▼

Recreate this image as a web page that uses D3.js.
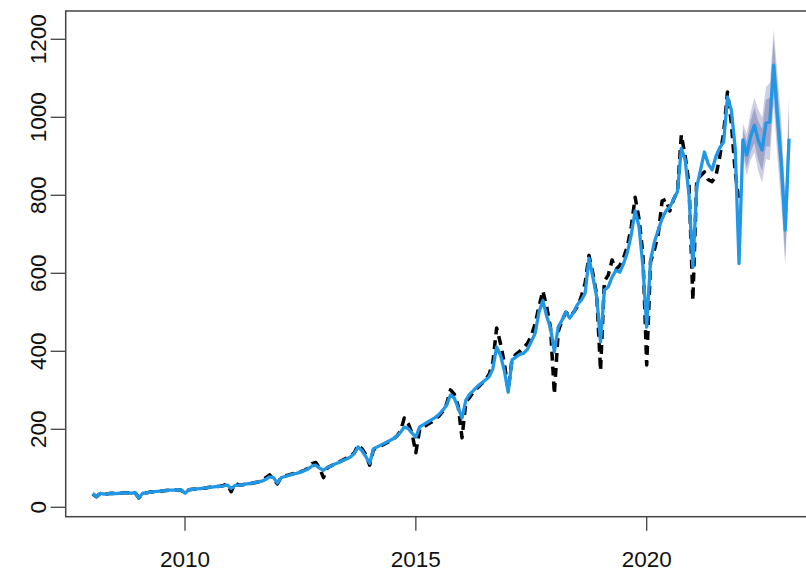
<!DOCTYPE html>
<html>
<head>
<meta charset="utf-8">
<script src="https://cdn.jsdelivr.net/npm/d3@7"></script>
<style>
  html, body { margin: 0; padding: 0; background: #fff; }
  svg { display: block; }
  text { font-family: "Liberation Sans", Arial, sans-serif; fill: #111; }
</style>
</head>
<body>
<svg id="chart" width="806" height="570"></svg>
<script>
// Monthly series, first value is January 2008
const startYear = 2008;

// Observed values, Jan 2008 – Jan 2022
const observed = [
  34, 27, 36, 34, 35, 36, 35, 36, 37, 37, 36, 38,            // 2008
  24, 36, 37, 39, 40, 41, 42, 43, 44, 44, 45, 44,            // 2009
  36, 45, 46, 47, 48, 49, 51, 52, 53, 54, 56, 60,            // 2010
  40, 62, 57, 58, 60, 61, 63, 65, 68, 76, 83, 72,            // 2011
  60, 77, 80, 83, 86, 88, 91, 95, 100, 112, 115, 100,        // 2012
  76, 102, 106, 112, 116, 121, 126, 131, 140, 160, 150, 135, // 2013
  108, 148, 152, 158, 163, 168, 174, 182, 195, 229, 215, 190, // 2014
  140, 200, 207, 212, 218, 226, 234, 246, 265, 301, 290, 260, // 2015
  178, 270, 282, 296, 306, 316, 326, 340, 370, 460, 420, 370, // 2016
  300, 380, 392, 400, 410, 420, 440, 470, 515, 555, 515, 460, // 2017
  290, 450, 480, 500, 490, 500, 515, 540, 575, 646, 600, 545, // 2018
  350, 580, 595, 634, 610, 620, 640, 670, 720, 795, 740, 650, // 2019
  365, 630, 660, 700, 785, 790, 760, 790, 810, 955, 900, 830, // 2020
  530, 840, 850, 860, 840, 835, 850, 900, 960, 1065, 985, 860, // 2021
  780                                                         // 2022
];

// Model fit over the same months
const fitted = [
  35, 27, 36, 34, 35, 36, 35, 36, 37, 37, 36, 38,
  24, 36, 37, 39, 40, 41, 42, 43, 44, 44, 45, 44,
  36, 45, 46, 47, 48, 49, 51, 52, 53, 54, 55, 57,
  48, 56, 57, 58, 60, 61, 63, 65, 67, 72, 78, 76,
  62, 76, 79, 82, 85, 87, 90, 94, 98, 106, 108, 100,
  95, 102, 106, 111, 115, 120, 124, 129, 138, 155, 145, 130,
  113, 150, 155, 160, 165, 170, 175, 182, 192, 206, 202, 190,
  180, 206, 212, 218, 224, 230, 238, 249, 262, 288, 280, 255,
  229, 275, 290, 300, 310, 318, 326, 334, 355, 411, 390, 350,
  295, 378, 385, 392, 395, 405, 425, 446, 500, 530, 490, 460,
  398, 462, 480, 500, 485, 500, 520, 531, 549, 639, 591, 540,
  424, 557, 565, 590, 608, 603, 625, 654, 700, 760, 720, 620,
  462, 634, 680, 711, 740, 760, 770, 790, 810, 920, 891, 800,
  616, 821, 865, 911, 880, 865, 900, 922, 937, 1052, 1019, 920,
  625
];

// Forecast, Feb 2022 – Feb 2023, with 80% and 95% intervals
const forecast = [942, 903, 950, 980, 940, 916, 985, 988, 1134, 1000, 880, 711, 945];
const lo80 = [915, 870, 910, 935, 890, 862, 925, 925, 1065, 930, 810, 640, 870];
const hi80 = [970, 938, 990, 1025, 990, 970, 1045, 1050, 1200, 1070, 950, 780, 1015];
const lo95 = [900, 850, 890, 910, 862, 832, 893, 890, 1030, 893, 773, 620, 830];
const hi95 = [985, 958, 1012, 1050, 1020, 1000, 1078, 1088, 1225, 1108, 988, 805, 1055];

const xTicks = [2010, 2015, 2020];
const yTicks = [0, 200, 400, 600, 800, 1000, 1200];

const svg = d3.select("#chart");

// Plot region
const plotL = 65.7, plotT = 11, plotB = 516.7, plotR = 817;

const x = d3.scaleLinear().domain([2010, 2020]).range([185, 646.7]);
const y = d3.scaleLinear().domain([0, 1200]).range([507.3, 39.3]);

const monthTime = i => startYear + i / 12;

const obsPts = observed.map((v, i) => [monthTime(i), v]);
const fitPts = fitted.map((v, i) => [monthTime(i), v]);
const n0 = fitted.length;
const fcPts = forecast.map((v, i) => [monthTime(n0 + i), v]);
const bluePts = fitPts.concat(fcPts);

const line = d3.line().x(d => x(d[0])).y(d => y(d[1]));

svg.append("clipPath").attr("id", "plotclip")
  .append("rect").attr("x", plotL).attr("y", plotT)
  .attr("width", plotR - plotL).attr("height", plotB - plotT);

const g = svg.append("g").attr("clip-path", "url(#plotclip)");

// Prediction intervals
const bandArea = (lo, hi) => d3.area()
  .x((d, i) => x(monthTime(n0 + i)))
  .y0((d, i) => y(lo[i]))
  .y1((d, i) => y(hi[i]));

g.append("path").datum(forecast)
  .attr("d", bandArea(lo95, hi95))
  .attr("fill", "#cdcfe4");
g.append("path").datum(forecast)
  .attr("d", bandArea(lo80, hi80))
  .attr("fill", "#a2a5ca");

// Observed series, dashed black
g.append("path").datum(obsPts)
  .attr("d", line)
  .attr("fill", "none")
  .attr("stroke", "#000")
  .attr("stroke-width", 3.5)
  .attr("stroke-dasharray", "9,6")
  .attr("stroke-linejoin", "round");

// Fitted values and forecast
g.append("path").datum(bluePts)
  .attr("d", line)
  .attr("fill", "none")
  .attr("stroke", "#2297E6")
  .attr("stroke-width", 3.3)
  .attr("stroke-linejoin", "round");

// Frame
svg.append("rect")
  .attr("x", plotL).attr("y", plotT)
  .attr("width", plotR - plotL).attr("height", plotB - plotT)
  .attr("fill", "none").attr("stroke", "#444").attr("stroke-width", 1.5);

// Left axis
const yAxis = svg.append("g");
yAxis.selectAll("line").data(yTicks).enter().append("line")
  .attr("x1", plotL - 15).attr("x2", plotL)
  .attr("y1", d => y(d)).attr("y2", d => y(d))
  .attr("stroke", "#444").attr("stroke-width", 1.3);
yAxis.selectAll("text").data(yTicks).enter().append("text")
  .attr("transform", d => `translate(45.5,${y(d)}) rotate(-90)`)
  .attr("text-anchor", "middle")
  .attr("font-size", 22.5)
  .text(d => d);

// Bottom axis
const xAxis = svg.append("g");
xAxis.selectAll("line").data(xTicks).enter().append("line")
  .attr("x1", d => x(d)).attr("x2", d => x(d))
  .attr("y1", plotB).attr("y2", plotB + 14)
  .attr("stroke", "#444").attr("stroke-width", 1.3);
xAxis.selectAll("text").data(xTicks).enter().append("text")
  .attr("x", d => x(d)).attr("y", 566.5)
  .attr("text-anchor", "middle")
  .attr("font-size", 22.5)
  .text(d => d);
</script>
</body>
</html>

▲

▶ _PROBLEM TO SOLVE_: Every line of the data should be copied as it stands, without the images.

▶ _THE REPLY_:
Recreate this image as a web page that uses D3.js.
<!DOCTYPE html>
<html>
<head>
<meta charset="utf-8">
<script src="https://cdn.jsdelivr.net/npm/d3@7"></script>
<style>
  html, body { margin: 0; padding: 0; background: #fff; }
  svg { display: block; }
  text { font-family: "Liberation Sans", Arial, sans-serif; fill: #111; }
</style>
</head>
<body>
<svg id="chart" width="806" height="570"></svg>
<script>
// Monthly series, first value is January 2008
const startYear = 2008;

// Observed values, Jan 2008 – Jan 2022
const observed = [
  34, 27, 36, 34, 35, 36, 35, 36, 37, 37, 36, 38,            // 2008
  24, 36, 37, 39, 40, 41, 42, 43, 44, 44, 45, 44,            // 2009
  36, 45, 46, 47, 48, 49, 51, 52, 53, 54, 56, 60,            // 2010
  40, 62, 57, 58, 60, 61, 63, 65, 68, 76, 83, 72,            // 2011
  60, 77, 80, 83, 86, 88, 91, 95, 100, 112, 115, 100,        // 2012
  76, 102, 106, 112, 116, 121, 126, 131, 140, 160, 150, 135, // 2013
  108, 148, 152, 158, 163, 168, 174, 182, 195, 229, 215, 190, // 2014
  140, 200, 207, 212, 218, 226, 234, 246, 265, 301, 290, 260, // 2015
  178, 270, 282, 296, 306, 316, 326, 340, 370, 460, 420, 370, // 2016
  300, 380, 392, 400, 410, 420, 440, 470, 515, 555, 515, 460, // 2017
  290, 450, 480, 500, 490, 500, 515, 540, 575, 646, 600, 545, // 2018
  350, 580, 595, 634, 610, 620, 640, 670, 720, 795, 740, 650, // 2019
  365, 630, 660, 700, 785, 790, 760, 790, 810, 955, 900, 830, // 2020
  530, 840, 850, 860, 840, 835, 850, 900, 960, 1065, 985, 860, // 2021
  780                                                         // 2022
];

// Model fit over the same months
const fitted = [
  35, 27, 36, 34, 35, 36, 35, 36, 37, 37, 36, 38,
  24, 36, 37, 39, 40, 41, 42, 43, 44, 44, 45, 44,
  36, 45, 46, 47, 48, 49, 51, 52, 53, 54, 55, 57,
  48, 56, 57, 58, 60, 61, 63, 65, 67, 72, 78, 76,
  62, 76, 79, 82, 85, 87, 90, 94, 98, 106, 108, 100,
  95, 102, 106, 111, 115, 120, 124, 129, 138, 155, 145, 130,
  113, 150, 155, 160, 165, 170, 175, 182, 192, 206, 202, 190,
  180, 206, 212, 218, 224, 230, 238, 249, 262, 288, 280, 255,
  229, 275, 290, 300, 310, 318, 326, 334, 355, 411, 390, 350,
  295, 378, 385, 392, 395, 405, 425, 446, 500, 530, 490, 460,
  398, 462, 480, 500, 485, 500, 520, 531, 549, 639, 591, 540,
  424, 557, 565, 590, 608, 603, 625, 654, 700, 760, 720, 620,
  462, 634, 680, 711, 740, 760, 770, 790, 810, 920, 891, 800,
  616, 821, 865, 911, 880, 865, 900, 922, 937, 1052, 1019, 920,
  625
];

// Forecast, Feb 2022 – Feb 2023, with 80% and 95% intervals
const forecast = [942, 903, 950, 980, 940, 916, 985, 988, 1134, 1000, 880, 711, 945];
const lo80 = [915, 870, 910, 935, 890, 862, 925, 925, 1065, 930, 810, 640, 870];
const hi80 = [970, 938, 990, 1025, 990, 970, 1045, 1050, 1200, 1070, 950, 780, 1015];
const lo95 = [900, 850, 890, 910, 862, 832, 893, 890, 1030, 893, 773, 620, 830];
const hi95 = [985, 958, 1012, 1050, 1020, 1000, 1078, 1088, 1225, 1108, 988, 805, 1055];

const xTicks = [2010, 2015, 2020];
const yTicks = [0, 200, 400, 600, 800, 1000, 1200];

const svg = d3.select("#chart");

// Plot region
const plotL = 65.7, plotT = 11, plotB = 516.7, plotR = 817;

const x = d3.scaleLinear().domain([2010, 2020]).range([185, 646.7]);
const y = d3.scaleLinear().domain([0, 1200]).range([507.3, 39.3]);

const monthTime = i => startYear + i / 12;

const obsPts = observed.map((v, i) => [monthTime(i), v]);
const fitPts = fitted.map((v, i) => [monthTime(i), v]);
const n0 = fitted.length;
const fcPts = forecast.map((v, i) => [monthTime(n0 + i), v]);
const bluePts = fitPts.concat(fcPts);

const line = d3.line().x(d => x(d[0])).y(d => y(d[1]));

svg.append("clipPath").attr("id", "plotclip")
  .append("rect").attr("x", plotL).attr("y", plotT)
  .attr("width", plotR - plotL).attr("height", plotB - plotT);

const g = svg.append("g").attr("clip-path", "url(#plotclip)");

// Prediction intervals
const bandArea = (lo, hi) => d3.area()
  .x((d, i) => x(monthTime(n0 + i)))
  .y0((d, i) => y(lo[i]))
  .y1((d, i) => y(hi[i]));

g.append("path").datum(forecast)
  .attr("d", bandArea(lo95, hi95))
  .attr("fill", "#cdcfe4");
g.append("path").datum(forecast)
  .attr("d", bandArea(lo80, hi80))
  .attr("fill", "#a2a5ca");

// Observed series, dashed black
g.append("path").datum(obsPts)
  .attr("d", line)
  .attr("fill", "none")
  .attr("stroke", "#000")
  .attr("stroke-width", 3.5)
  .attr("stroke-dasharray", "9,6")
  .attr("stroke-linejoin", "round");

// Fitted values and forecast
g.append("path").datum(bluePts)
  .attr("d", line)
  .attr("fill", "none")
  .attr("stroke", "#2297E6")
  .attr("stroke-width", 3.3)
  .attr("stroke-linejoin", "round");

// Frame
svg.append("rect")
  .attr("x", plotL).attr("y", plotT)
  .attr("width", plotR - plotL).attr("height", plotB - plotT)
  .attr("fill", "none").attr("stroke", "#444").attr("stroke-width", 1.5);

// Left axis
const yAxis = svg.append("g");
yAxis.selectAll("line").data(yTicks).enter().append("line")
  .attr("x1", plotL - 15).attr("x2", plotL)
  .attr("y1", d => y(d)).attr("y2", d => y(d))
  .attr("stroke", "#444").attr("stroke-width", 1.3);
yAxis.selectAll("text").data(yTicks).enter().append("text")
  .attr("transform", d => `translate(45.5,${y(d)}) rotate(-90)`)
  .attr("text-anchor", "middle")
  .attr("font-size", 22.5)
  .text(d => d);

// Bottom axis
const xAxis = svg.append("g");
xAxis.selectAll("line").data(xTicks).enter().append("line")
  .attr("x1", d => x(d)).attr("x2", d => x(d))
  .attr("y1", plotB).attr("y2", plotB + 14)
  .attr("stroke", "#444").attr("stroke-width", 1.3);
xAxis.selectAll("text").data(xTicks).enter().append("text")
  .attr("x", d => x(d)).attr("y", 566.5)
  .attr("text-anchor", "middle")
  .attr("font-size", 22.5)
  .text(d => d);
</script>
</body>
</html>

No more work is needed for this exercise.